EXERCISE: Take the listing from its first line through the line that contains "const stretch = 1.12;" and please retype those lines exactly, leaving out the pictures.

COLLECTED DATA:
⁂
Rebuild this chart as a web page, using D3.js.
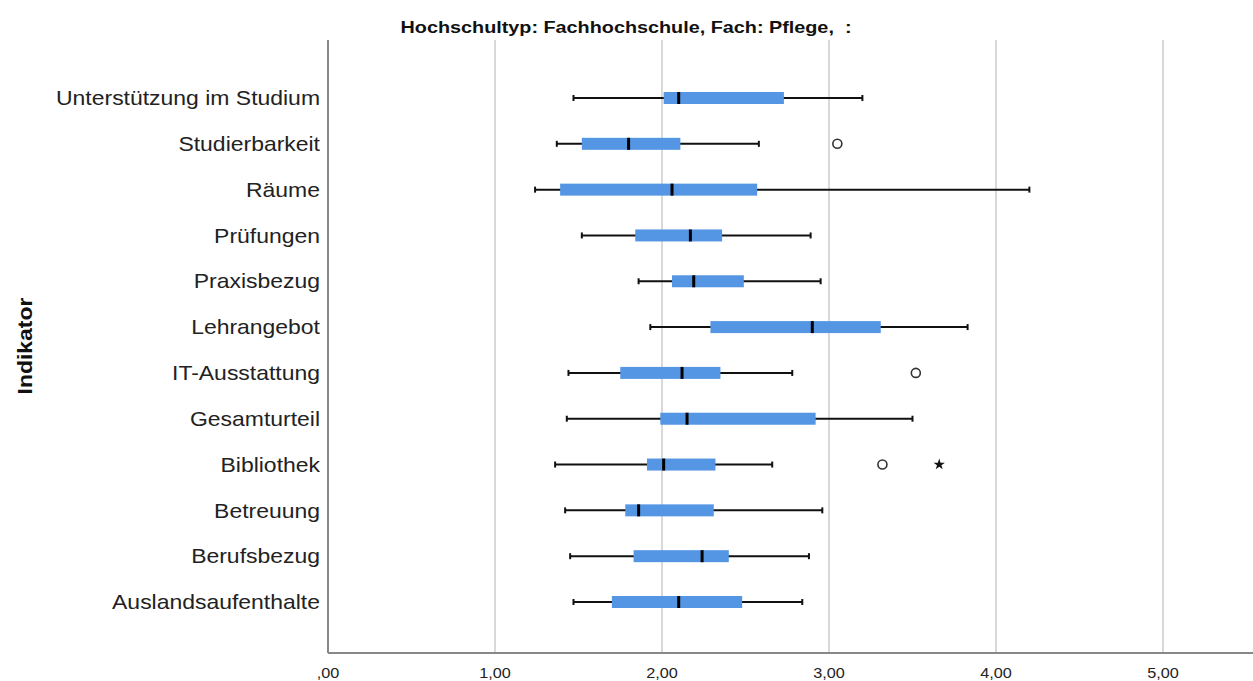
<!DOCTYPE html>
<html>
<head>
<meta charset="utf-8">
<script src="https://cdn.jsdelivr.net/npm/d3@7"></script>
<style>
    body { margin: 0; background: #fff; }
    svg { display: block; font-family: "Liberation Sans", Arial, sans-serif; }
</style>
</head>
<body>
<div id="chart"></div>
<script>
const categories = ["Unterstützung im Studium", "Studierbarkeit", "Räume", "Prüfungen", "Praxisbezug", "Lehrangebot",
    "IT-Ausstattung", "Gesamturteil", "Bibliothek", "Betreuung", "Berufsbezug", "Auslandsaufenthalte"];
const whiskerLow = [1.47, 1.37, 1.24, 1.52, 1.86, 1.93, 1.44, 1.43, 1.36, 1.42, 1.45, 1.47];
const q1 = [2.01, 1.52, 1.39, 1.84, 2.06, 2.29, 1.75, 1.99, 1.91, 1.78, 1.83, 1.70];
const median = [2.10, 1.80, 2.06, 2.17, 2.19, 2.90, 2.12, 2.15, 2.01, 1.86, 2.24, 2.10];
const q3 = [2.73, 2.11, 2.57, 2.36, 2.49, 3.31, 2.35, 2.92, 2.32, 2.31, 2.40, 2.48];
const whiskerHigh = [3.20, 2.58, 4.20, 2.89, 2.95, 3.83, 2.78, 3.50, 2.66, 2.96, 2.88, 2.84];
// outliers: [category, value, type]
const outliers = [["Studierbarkeit", 3.05, "o"], ["IT-Ausstattung", 3.52, "o"], ["Bibliothek", 3.32, "o"], ["Bibliothek", 3.66, "*"]];
const xTicks = [0, 1, 2, 3, 4, 5];
const title = "Hochschultyp: Fachhochschule, Fach: Pflege,  :";
const yTitle = "Indikator";

const W = 1253, H = 681;
const plot = { left: 328, right: 1253, top: 40, bottom: 653 };
const stretch = 1.12; // labels are drawn a bit wider than the font

const svg = d3.select("#chart").append("svg")
    .attr("width", W)
    .attr("height", H);

const x = d3.scaleLinear().domain([0, 5.539]).range([plot.left, plot.right]);
const y = d3.scalePoint().domain(categories).range([98, 602]);

// vertical gridlines
svg.selectAll(".grid")
    .data(xTicks.filter(d => d > 0))
    .join("line")
    .attr("x1", d => x(d)).attr("x2", d => x(d))
    .attr("y1", plot.top).attr("y2", plot.bottom)
    .attr("stroke", "#cccccc")
    .attr("stroke-width", 1.5);

// axes lines
svg.append("line")
    .attr("x1", plot.left).attr("x2", plot.left)
    .attr("y1", plot.top).attr("y2", plot.bottom)
    .attr("stroke", "#888").attr("stroke-width", 2);
svg.append("line")
    .attr("x1", plot.left).attr("x2", plot.right)
    .attr("y1", plot.bottom).attr("y2", plot.bottom)
    .attr("stroke", "#888").attr("stroke-width", 2);

// x tick labels
svg.selectAll(".xlab")
    .data(xTicks)
    .join("text")
    .attr("transform", d => `translate(${x(d)}, 678) scale(${stretch}, 1)`)
    .attr("text-anchor", "middle")
    .attr("font-size", 14.5)
    .attr("fill", "#222")
    .text(d => d === 0 ? ",00" : d3.format(".2f")(d).replace(".", ","));

// category labels
svg.selectAll(".ylab")
    .data(categories)
    .join("text")
    .attr("transform", d => `translate(320, ${y(d)}) scale(${stretch}, 1)`)
    .attr("dy", "0.35em")
    .attr("text-anchor", "end")
    .attr("font-size", 20.5)
    .attr("fill", "#222")
    .text(d => d);

// title (keeps the double space)
svg.append("text")
    .attr("transform", "translate(626, 33) scale(1.2, 1)")
    .attr("text-anchor", "middle")
    .attr("font-size", 16.5)
    .attr("font-weight", "bold")
    .attr("fill", "#111")
    .style("white-space", "pre")
    .text(title);

svg.append("text")
    .attr("transform", `translate(32, 346) rotate(-90) scale(${stretch}, 1)`)
    .attr("text-anchor", "middle")
    .attr("font-size", 20.5)
    .attr("font-weight", "bold")
    .attr("fill", "#111")
    .text(yTitle);

const boxH = 12;
const rows = categories.map((c, i) => ({ c, lo: whiskerLow[i], q1: q1[i], med: median[i], q3: q3[i], hi: whiskerHigh[i] }));

const g = svg.selectAll(".box").data(rows).join("g");

g.append("line")
    .attr("x1", d => x(d.lo)).attr("x2", d => x(d.hi))
    .attr("y1", d => y(d.c)).attr("y2", d => y(d.c))
    .attr("stroke", "#111").attr("stroke-width", 2);

g.append("line")
    .attr("x1", d => x(d.lo)).attr("x2", d => x(d.lo))
    .attr("y1", d => y(d.c) - 3).attr("y2", d => y(d.c) + 3)
    .attr("stroke", "#111").attr("stroke-width", 2);
g.append("line")
    .attr("x1", d => x(d.hi)).attr("x2", d => x(d.hi))
    .attr("y1", d => y(d.c) - 3).attr("y2", d => y(d.c) + 3)
    .attr("stroke", "#111").attr("stroke-width", 2);

g.append("rect")
    .attr("x", d => x(d.q1))
    .attr("width", d => x(d.q3) - x(d.q1))
    .attr("y", d => y(d.c) - boxH / 2)
    .attr("height", boxH)
    .attr("fill", "#5496e3");

g.append("rect")
    .attr("x", d => x(d.med) - 1.5)
    .attr("width", 3)
    .attr("y", d => y(d.c) - boxH / 2)
    .attr("height", boxH)
    .attr("fill", "#000");

svg.selectAll(".outl")
    .data(outliers.filter(d => d[2] === "o"))
    .join("circle")
    .attr("cx", d => x(d[1]))
    .attr("cy", d => y(d[0]))
    .attr("r", 4.5)
    .attr("fill", "none")
    .attr("stroke", "#333")
    .attr("stroke-width", 1.6);

svg.selectAll(".star")
    .data(outliers.filter(d => d[2] === "*"))
    .join("path")
    .attr("transform", d => `translate(${x(d[1])}, ${y(d[0])})`)
    .attr("d", d3.symbol(d3.symbolStar, 40))
    .attr("fill", "#111");
</script>
</body>
</html>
⁂
OUTPUT OF THE EXERCISE:
Rebuild this chart as a web page, using D3.js.
<!DOCTYPE html>
<html>
<head>
<meta charset="utf-8">
<script src="https://cdn.jsdelivr.net/npm/d3@7"></script>
<style>
    body { margin: 0; background: #fff; }
    svg { display: block; font-family: "Liberation Sans", Arial, sans-serif; }
</style>
</head>
<body>
<div id="chart"></div>
<script>
const categories = ["Unterstützung im Studium", "Studierbarkeit", "Räume", "Prüfungen", "Praxisbezug", "Lehrangebot",
    "IT-Ausstattung", "Gesamturteil", "Bibliothek", "Betreuung", "Berufsbezug", "Auslandsaufenthalte"];
const whiskerLow = [1.47, 1.37, 1.24, 1.52, 1.86, 1.93, 1.44, 1.43, 1.36, 1.42, 1.45, 1.47];
const q1 = [2.01, 1.52, 1.39, 1.84, 2.06, 2.29, 1.75, 1.99, 1.91, 1.78, 1.83, 1.70];
const median = [2.10, 1.80, 2.06, 2.17, 2.19, 2.90, 2.12, 2.15, 2.01, 1.86, 2.24, 2.10];
const q3 = [2.73, 2.11, 2.57, 2.36, 2.49, 3.31, 2.35, 2.92, 2.32, 2.31, 2.40, 2.48];
const whiskerHigh = [3.20, 2.58, 4.20, 2.89, 2.95, 3.83, 2.78, 3.50, 2.66, 2.96, 2.88, 2.84];
// outliers: [category, value, type]
const outliers = [["Studierbarkeit", 3.05, "o"], ["IT-Ausstattung", 3.52, "o"], ["Bibliothek", 3.32, "o"], ["Bibliothek", 3.66, "*"]];
const xTicks = [0, 1, 2, 3, 4, 5];
const title = "Hochschultyp: Fachhochschule, Fach: Pflege,  :";
const yTitle = "Indikator";

const W = 1253, H = 681;
const plot = { left: 328, right: 1253, top: 40, bottom: 653 };
const stretch = 1.12; // labels are drawn a bit wider than the font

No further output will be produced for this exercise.